The workshop was actually a hall, with 10 or 12 ATBM and their operator working for about 8-10 hours a day. A New Yorker next to me gasped and said she would take desk work at the office anytime. But of course, why wouldn't she? That is what she (and also I) trained for. Yet these women also created magic, and when I looked closely each machine had a specific doodles on it : be it notes on the length of the cloth they made, their names, or even fading stickers of their favorite celebrities. These are their "cubicles", these are their "e-mails and roster", this is their "office".

The vertical threads were placed on every machine by a dedicated "technician", and the dyed threads were to be weaved horizontally to completed the cloth. This was where the magic happen. The dyed threads looked just like a long clump of thread with a few spots of different color here and there, it was only after it was weaved into the bland color threads that the pattern sprung to life. How the dyer/pattern maker can dye the threads to make the pattern is simply beyond my imagination.

And thus, the cloth was created. Each "department" work their magic: the ones that spun the thread until they were ready to dyed or to be used, the ones that dyed the threads, the pattern maker/designer, the "technician" that placed the basic threads, and the weavers. With each stroke of the machine the threads are pulled together and closed to form the perfect cloth. It was like weaving a basket but in much, much denser scale. Slowly the pattern emerged and repeat itself. I was watching the birth of the cloth, the birth of beauty.

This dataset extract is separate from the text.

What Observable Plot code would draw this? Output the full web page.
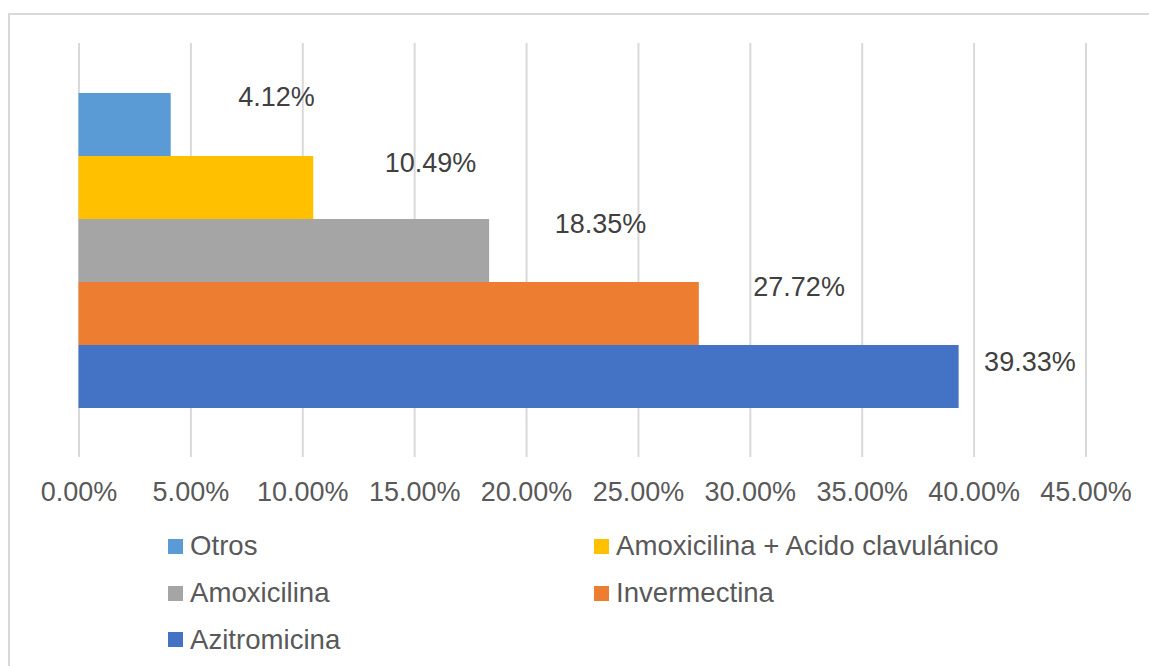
<!DOCTYPE html>
<html>
<head>
<meta charset="utf-8">
<script src="https://cdn.jsdelivr.net/npm/d3@7"></script>
<script src="https://cdn.jsdelivr.net/npm/@observablehq/plot@0.6"></script>
<style>
  html, body { margin: 0; padding: 0; background: #fff; overflow: hidden; }
  body { width: 1149px; height: 666px; position: relative; font-family: "Liberation Sans", Arial, sans-serif; }
  #frame { position: absolute; left: 8px; top: 13px; width: 1200px; height: 720px;
           border-top: 2px solid #d9d9d9; border-left: 2px solid #d9d9d9; pointer-events: none; z-index: 5; }
  #legend { display: grid; grid-template-columns: 426px auto; grid-auto-rows: 46.7px;
            padding-left: 168px; margin-top: 3px; color: #595959; font-size: 27.6px; }
  .item { display: flex; align-items: center; white-space: nowrap; }
  .sw { width: 15px; height: 15px; margin-right: 7px; flex: none; }
</style>
</head>
<body>
<div id="frame"></div>
<div id="chart"></div>
<div id="legend"></div>
<script>
const categories = ["Otros", "Amoxicilina + Acido clavulánico", "Amoxicilina", "Invermectina", "Azitromicina"];
const values = [0.0412, 0.1049, 0.1835, 0.2772, 0.3933];
const colors = ["#5B9BD5", "#FFC000", "#A5A5A5", "#ED7D31", "#4472C4"];
const xTicks = [0, 0.05, 0.10, 0.15, 0.20, 0.25, 0.30, 0.35, 0.40, 0.45];
// label nudges (style: offsets of each data label from its bar end)
const labelDx = [67, 71, 65, 54, 25];
const labelDy = [-28, -25, -27, -27, -15];

const data = categories.map((c, i) => ({category: c, value: values[i], color: colors[i], dx: labelDx[i], dy: labelDy[i]}));
const fmt = d3.format(".2%");

const chart = Plot.plot({
  width: 1149,
  height: 520,
  marginLeft: 78.5,
  marginRight: 63.5,
  marginTop: 43,
  marginBottom: 63,
  style: {fontFamily: "'Liberation Sans', Arial, sans-serif", background: "transparent"},
  x: {domain: [0, 0.45], axis: null},
  y: {domain: categories, paddingInner: 0, paddingOuter: 0.755, axis: null},
  marks: [
    Plot.ruleX(xTicks, {stroke: "#d9d9d9", strokeWidth: 2}),
    Plot.barX(data, {x: "value", y: "category", fill: "color"}),
    ...data.map(d => Plot.text([d], {
      x: "value", y: "category", text: v => fmt(v.value),
      textAnchor: "start", dx: d.dx, dy: d.dy, fontSize: 27, fill: "#404040"
    })),
    Plot.axisX({ticks: xTicks, tickFormat: fmt, tickSize: 0, tickPadding: 24, fontSize: 27, color: "#595959", anchor: "bottom", label: null})
  ]
});
document.getElementById("chart").appendChild(chart);

const legend = document.getElementById("legend");
categories.forEach((c, i) => {
  const item = document.createElement("div");
  item.className = "item";
  const sw = document.createElement("span");
  sw.className = "sw";
  sw.style.background = colors[i];
  const t = document.createElement("span");
  t.textContent = c;
  item.appendChild(sw);
  item.appendChild(t);
  legend.appendChild(item);
});
</script>
</body>
</html>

As a Balinese, I used Endek quite regularly as my praying cloth. Yet I never thought beyond whether the color and pattern matched my kebaya/praying blouse. I realized now that it worth so much more than that. The energy and concentration of each person involved in the making, the sheer strength of each weaver that weave a specific cloth, it all imbued the cloth with a life of its own. Thus, no cloth is the same, you can't find copy as each of them is unique and have the life and story of its own. The cloth to me also represent human life itself, a friendly reminder that God has laid patterns for us, one that we cannot see until it is weaved into our existence. Small wonder that this cloth was regarded in high respect and thought to be sacred in the old era!

With all the efforts and energy pour into it, Endek is more than just beautiful pattern on colorful cloth. It is life itself. To me, it should be use with utmost care, ways that befitting the life in it: proper praying outfit, elegant formal dress or shirt. The rise of using Endek print (and for the ones that can afford it, real Endek) as common fabric for bags or shoes or a mere accent on fashion (or worse: a horribly matched mix-up dress) greatly disturb me. True, it is a way to popularize the Balinese heritage; but we must never forget the value of Endek itself and these "popularizations" risked the diminishing of those values by making (and treating) Endek as nothing but pretty pattern and colors. To think you use a material with life woven in it, it is truly an experience and a great honor indeed. And it does not matter if you own one or a thousand of those, as each of them is unique and priceless in its own way.

Back to the workshop, the group of American next to me soon went on a shopping spree, stating that you can't find an artisan work like this in US and definitely not as low as USD 50. My heart quivered. What will happen to them afterwards? Locked in a trunk or Linen cupboard for safekeeping? Hanged on the wall like exotic tapestries? Making round as "exotic gifts" for friends that, in their own bafflement of what to do ewith it, send them over to another baffled friends? Sewn into skimpy dresses or tasteless fashion? Will they ever be used for what they were created for: a dignified outfit fits for the nobles, a beautiful fashion fits to present oneself to God during praying session. But I have to stop. Is it not just another part of life? For one to go to the big big world and see where destiny landed them. Not all human ended where they should be, or do what they are meant to do. Endek fare no better. Yet there will be Endek that landed in the hands of people that can appreciate them and put them in proper use, just like human do. And I will cherished mine ever more.